The Need for Kindness
When we are little, one of the first, and most boring, lessons we ever receive is in the primordial importance of being – as adults put it – ‘kind’. It’s because of this peculiar-seeming imperative that our mother will remind us up to fifteen times in a single week to send granny a thank you letter for the horrible hat she knitted us. Or that we have to add a ‘please’ every time we ask for almost anything, even a paper napkin, from anyone. Or that we have to invite the weirdo in class to our birthday party and even give him his own balloon. We’re left in little doubt: kindness is at once very important – and entirely stupid.
As we grow up, we get better at the superficial mechanics of kindness – but not necessarily better at understanding why kindness should matter as it does. The subject remains under some of the strict or sentimental cloud beneath which it was first introduced to us as small children. We simply succumb to its dictates more readily and are a little swifter with the cards.
The true reason why it matters boils down to a thought that we may resist for a long time: because we are alarmingly, and almost limitlessly, sensitive, by which is meant, hugely unconvinced of our own value, of our right to exist, of our legitimacy, of our claims on love, of our decency and of our capacity to interest anyone in our pains and in our ultimate fate. We need kindness so desperately – even its tiniest increments (a door held open, a compliment on a biscuit, a birthday remembered) – because we are, first and foremost, permanently teetering over a precipice of despair and self-loathing. The impression of grown-up self-assurance is a sham; inside, just beneath a layer of competence, we are terrified and lost, unsure and unreassured – and ready to cling avidly on to any sign, however small, that we deserve to continue.
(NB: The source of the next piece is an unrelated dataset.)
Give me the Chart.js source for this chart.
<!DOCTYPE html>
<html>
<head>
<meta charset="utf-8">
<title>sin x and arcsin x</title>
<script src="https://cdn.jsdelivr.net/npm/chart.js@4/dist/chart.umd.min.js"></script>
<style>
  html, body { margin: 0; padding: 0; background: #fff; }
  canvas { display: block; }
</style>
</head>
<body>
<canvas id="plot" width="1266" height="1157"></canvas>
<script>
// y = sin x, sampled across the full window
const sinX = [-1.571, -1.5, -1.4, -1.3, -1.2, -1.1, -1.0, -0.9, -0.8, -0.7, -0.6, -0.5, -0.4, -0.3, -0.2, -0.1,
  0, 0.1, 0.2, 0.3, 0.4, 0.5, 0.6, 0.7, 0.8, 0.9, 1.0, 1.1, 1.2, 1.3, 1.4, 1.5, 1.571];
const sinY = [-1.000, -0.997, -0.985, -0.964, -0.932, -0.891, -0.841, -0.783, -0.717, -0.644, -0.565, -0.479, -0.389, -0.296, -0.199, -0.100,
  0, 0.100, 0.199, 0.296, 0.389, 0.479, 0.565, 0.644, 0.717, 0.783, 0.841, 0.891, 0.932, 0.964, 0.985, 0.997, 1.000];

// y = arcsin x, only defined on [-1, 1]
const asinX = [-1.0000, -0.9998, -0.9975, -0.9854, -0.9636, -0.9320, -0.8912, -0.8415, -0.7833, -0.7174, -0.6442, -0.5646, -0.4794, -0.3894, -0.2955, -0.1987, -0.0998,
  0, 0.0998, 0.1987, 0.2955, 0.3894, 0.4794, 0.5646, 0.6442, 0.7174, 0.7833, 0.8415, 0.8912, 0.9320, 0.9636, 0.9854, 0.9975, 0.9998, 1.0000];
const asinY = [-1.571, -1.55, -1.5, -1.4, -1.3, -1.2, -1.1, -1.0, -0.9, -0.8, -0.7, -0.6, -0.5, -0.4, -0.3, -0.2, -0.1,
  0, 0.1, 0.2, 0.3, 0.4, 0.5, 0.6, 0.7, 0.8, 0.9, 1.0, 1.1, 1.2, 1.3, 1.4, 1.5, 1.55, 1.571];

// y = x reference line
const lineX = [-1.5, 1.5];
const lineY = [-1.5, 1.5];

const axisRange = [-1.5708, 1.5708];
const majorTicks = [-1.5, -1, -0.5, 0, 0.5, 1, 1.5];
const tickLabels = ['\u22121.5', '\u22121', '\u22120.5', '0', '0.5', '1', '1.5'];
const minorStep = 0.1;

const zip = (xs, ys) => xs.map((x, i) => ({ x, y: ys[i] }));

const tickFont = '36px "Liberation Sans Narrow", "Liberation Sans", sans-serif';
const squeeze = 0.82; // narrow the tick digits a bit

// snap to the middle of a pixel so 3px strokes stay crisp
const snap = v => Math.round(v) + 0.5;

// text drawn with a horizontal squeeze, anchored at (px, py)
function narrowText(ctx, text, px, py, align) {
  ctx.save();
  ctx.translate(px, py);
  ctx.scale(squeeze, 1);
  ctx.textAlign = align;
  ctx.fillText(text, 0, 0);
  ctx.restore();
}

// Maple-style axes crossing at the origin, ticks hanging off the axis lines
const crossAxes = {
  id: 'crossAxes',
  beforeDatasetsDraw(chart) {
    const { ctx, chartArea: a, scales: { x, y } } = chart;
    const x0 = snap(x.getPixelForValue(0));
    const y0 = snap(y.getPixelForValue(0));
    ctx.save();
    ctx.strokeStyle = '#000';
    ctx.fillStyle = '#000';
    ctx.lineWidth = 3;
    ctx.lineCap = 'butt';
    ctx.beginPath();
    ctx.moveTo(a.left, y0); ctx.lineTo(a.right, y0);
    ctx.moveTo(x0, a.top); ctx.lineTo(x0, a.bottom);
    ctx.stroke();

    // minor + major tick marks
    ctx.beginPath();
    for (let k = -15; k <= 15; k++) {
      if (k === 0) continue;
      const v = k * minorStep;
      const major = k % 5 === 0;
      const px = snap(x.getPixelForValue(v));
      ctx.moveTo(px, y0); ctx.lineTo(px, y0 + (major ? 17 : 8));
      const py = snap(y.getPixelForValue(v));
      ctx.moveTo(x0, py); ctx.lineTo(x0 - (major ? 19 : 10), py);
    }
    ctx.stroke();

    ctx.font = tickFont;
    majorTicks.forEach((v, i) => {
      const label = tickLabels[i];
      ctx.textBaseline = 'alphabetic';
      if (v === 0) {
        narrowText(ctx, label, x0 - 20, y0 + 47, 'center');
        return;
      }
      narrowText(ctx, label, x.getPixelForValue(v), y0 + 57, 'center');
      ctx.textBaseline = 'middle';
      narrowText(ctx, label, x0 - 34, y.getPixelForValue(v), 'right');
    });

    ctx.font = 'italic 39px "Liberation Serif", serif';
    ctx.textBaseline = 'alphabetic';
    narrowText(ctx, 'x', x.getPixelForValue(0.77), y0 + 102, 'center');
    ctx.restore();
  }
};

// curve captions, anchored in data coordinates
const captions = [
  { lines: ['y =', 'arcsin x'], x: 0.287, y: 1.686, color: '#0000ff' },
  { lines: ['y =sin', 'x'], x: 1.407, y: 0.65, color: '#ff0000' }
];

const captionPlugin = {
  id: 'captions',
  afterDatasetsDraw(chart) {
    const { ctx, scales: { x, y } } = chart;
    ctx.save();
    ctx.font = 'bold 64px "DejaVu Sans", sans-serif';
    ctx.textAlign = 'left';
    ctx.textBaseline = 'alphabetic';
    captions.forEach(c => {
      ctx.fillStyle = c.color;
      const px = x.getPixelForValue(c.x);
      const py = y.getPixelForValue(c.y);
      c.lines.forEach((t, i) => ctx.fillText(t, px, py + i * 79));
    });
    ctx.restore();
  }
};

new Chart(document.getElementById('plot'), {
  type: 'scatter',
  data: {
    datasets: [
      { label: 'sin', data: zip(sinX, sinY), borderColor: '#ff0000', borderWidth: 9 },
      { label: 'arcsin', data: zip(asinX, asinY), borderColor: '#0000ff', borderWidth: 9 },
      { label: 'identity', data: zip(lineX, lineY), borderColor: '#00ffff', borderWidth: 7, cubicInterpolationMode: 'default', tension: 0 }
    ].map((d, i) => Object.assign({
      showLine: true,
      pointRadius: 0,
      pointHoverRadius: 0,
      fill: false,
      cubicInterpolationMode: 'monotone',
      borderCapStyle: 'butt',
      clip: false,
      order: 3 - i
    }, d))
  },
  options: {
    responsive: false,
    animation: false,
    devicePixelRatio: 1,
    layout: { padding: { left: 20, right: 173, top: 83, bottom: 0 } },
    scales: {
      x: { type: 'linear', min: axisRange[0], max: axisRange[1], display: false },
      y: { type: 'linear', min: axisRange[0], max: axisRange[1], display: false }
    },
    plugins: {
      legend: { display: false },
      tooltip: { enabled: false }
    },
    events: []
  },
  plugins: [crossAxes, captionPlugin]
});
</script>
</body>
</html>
No wonder if we were to try to hide this kind of susceptibility from children (and ourselves), and to present the need for kindness as flowing from some kind of abstract requirement for manners. What we don’t properly dare to tell children is that if granny doesn’t get the card, she might wake up in the early hours – a few weeks from now – and wonder whether anything she ever does is really worth it, whether she hasn’t wasted her whole life and whether this little rejection isn’t part of a long-standing pattern of things never working out for her. It may not be edifying but we truly are creatures who will worry about an off-hand remark, and who may fall into self-loathing because someone jostled us in a shop or didn’t say thank you for a pencil. What we call being polite is a way of lending others some small change in the currency of hope and courage which we depend on for our emotional survival.
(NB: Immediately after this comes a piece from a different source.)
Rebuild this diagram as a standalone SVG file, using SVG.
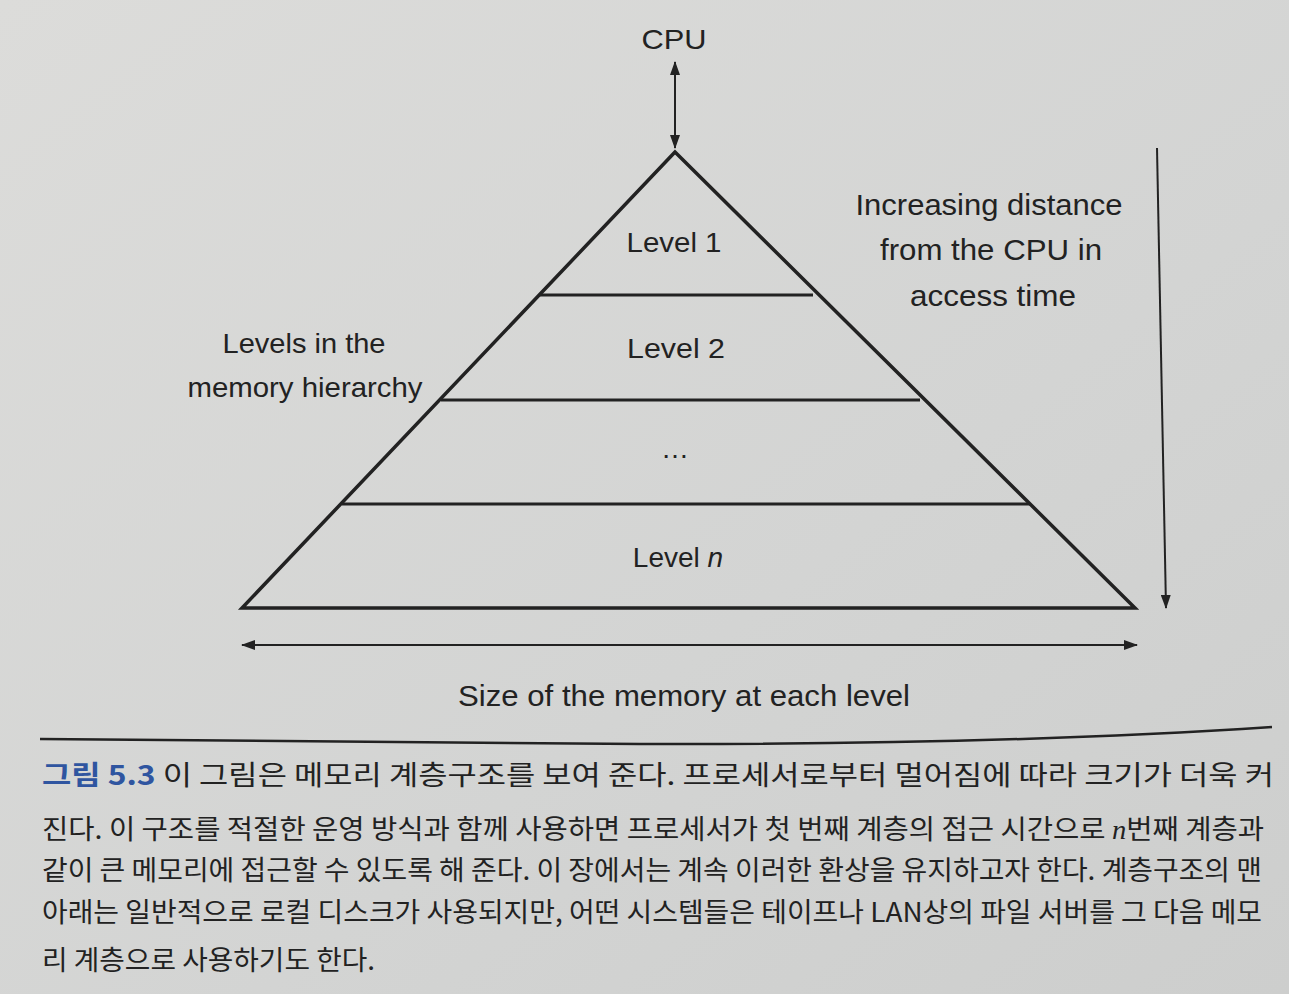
<svg xmlns="http://www.w3.org/2000/svg" width="1289" height="994" viewBox="0 0 1289 994">
<defs>
<marker id="ah" viewBox="0 0 14 10" refX="13" refY="5" markerWidth="14" markerHeight="10" markerUnits="userSpaceOnUse" orient="auto-start-reverse">
<path d="M0,0 L14,5 L0,10 Z" fill="#222"/>
</marker>
<linearGradient id="bg" x1="0" y1="0" x2="1" y2="1">
<stop offset="0" stop-color="#dcdcda"/>
<stop offset="0.6" stop-color="#d3d4d3"/>
<stop offset="1" stop-color="#cdcecd"/>
</linearGradient>
</defs>
<style>
.t{font-family:"Liberation Sans",Arial,sans-serif;fill:#222;text-anchor:middle}
.k{font-family:"Noto Sans CJK KR","Noto Sans",sans-serif;fill:#222;font-size:27px}
.sh{fill:none;stroke:#222;stroke-width:3.5;stroke-linejoin:miter}
.lv{stroke:#222;stroke-width:3}
.ar{stroke:#222;stroke-width:2;fill:none}
</style>
<rect x="0" y="0" width="1289" height="994" fill="url(#bg)"/>

<g id="pyramid">
<polygon class="sh" points="675,152 242,608 1135,608"/>
<line class="lv" x1="539" y1="295" x2="813" y2="295"/>
<line class="lv" x1="441" y1="400" x2="920" y2="400"/>
<line class="lv" x1="342" y1="504" x2="1030" y2="504"/>
</g>

<g id="level1"><text class="t" x="674" y="252" font-size="28" textLength="95" lengthAdjust="spacingAndGlyphs">Level 1</text></g>
<g id="level2"><text class="t" x="676" y="358" font-size="28" textLength="98" lengthAdjust="spacingAndGlyphs">Level 2</text></g>
<g id="levelDots"><text class="t" x="675" y="458" font-size="28">…</text></g>
<g id="levelN"><text class="t" x="678" y="567" font-size="28">Level <tspan font-style="italic">n</tspan></text></g>

<g id="cpu"><text class="t" x="674" y="49" font-size="28" textLength="65" lengthAdjust="spacingAndGlyphs">CPU</text></g>

<g id="labelLevels">
<text class="t" x="304" y="353" font-size="28" textLength="163" lengthAdjust="spacingAndGlyphs">Levels in the</text>
<text class="t" x="305" y="397" font-size="28" textLength="235" lengthAdjust="spacingAndGlyphs">memory hierarchy</text>
</g>

<g id="labelDistance">
<text class="t" x="989" y="215" font-size="29" textLength="267" lengthAdjust="spacingAndGlyphs">Increasing distance</text>
<text class="t" x="991" y="260" font-size="29" textLength="222" lengthAdjust="spacingAndGlyphs">from the CPU in</text>
<text class="t" x="993" y="306" font-size="29" textLength="166" lengthAdjust="spacingAndGlyphs">access time</text>
</g>

<g id="labelSize"><text class="t" x="684" y="706" font-size="29" textLength="452" lengthAdjust="spacingAndGlyphs">Size of the memory at each level</text></g>

<g id="connectors">
<line class="ar" x1="675" y1="62" x2="675" y2="148" marker-start="url(#ah)" marker-end="url(#ah)"/>
<line class="ar" x1="1157" y1="148" x2="1166" y2="608" marker-end="url(#ah)"/>
<line class="ar" x1="242" y1="645" x2="1137" y2="645" marker-start="url(#ah)" marker-end="url(#ah)"/>
</g>

<g id="caption">
<path d="M40,739 L640,744 Q1000,745 1272,727" fill="none" stroke="#222" stroke-width="2.5"/>
<text class="k" x="42" y="785" font-size="28" textLength="1232" lengthAdjust="spacingAndGlyphs"><tspan fill="#2f55a0" font-weight="bold">그림 5.3</tspan> 이 그림은 메모리 계층구조를 보여 준다. 프로세서로부터 멀어짐에 따라 크기가 더욱 커</text>
<text class="k" x="42" y="839" textLength="1222" lengthAdjust="spacingAndGlyphs">진다. 이 구조를 적절한 운영 방식과 함께 사용하면 프로세서가 첫 번째 계층의 접근 시간으로 <tspan font-style="italic" font-family="Liberation Serif, serif">n</tspan>번째 계층과</text>
<text class="k" x="42" y="880" textLength="1220" lengthAdjust="spacingAndGlyphs">같이 큰 메모리에 접근할 수 있도록 해 준다. 이 장에서는 계속 이러한 환상을 유지하고자 한다. 계층구조의 맨</text>
<text class="k" x="42" y="922" textLength="1220" lengthAdjust="spacingAndGlyphs">아래는 일반적으로 로컬 디스크가 사용되지만, 어떤 시스템들은 테이프나 LAN상의 파일 서버를 그 다음 메모</text>
<text class="k" x="42" y="970" textLength="333" lengthAdjust="spacingAndGlyphs">리 계층으로 사용하기도 한다.</text>
</g>
</svg>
We become properly invested in being kind when we realise the power we possess in most situations to rescue another human from self-contempt. We start to be kind too when we realise how much we need others to be kind to us. It isn’t an obvious thought. A degree of machismo can feel more acceptable at the outset. We may stoically imagine that we don’t mind at all how others behave, that we are above such petty details, that we aren’t going to allow ourselves to be wounded so easily – with some of the same pseudo bravery of a child who leaves the house on a wintry day without its overcoat, despite the entreaties of its parents. But gradually, we may come to know our own hearts slightly better, and feel our own pains more sincerely – and therefore realise that we are very much at the mercy of all those we interact with. We may find ourselves sad and listless at the end of a day at work, and rather than distracting ourselves with the internet or taking our frustration out on a partner, we may register that we are feeling defeated because – a few hours earlier – a colleague looked at their watch just a bit too obviously as we were embarking on our presentation. Or we might admit that we are really very upset that someone we’d invested a bit of hope in hasn’t returned our call at the appointed time or that we received only a text rather than a card from someone we’d taken considerable care to cook supper for a week earlier.
When we in turn have a child, we may find ourselves insisting that they write a letter quickly, though we might add – if we know ourselves well enough – something that might just get the letter written with a bit more feeling: that if granny doesn’t hear from us, she might get sad, she might start to worry about herself, she might wonder if she isn’t very good at being granny… We don’t ultimately grow kind by thinking about manners. We grow kind by thinking about fear and self-hatred. A kinder world would be one that wasn’t more decorous, but more alive to the presence of despair, to our susceptibility to shame and to our craving for any sign (however small) of our right to exist.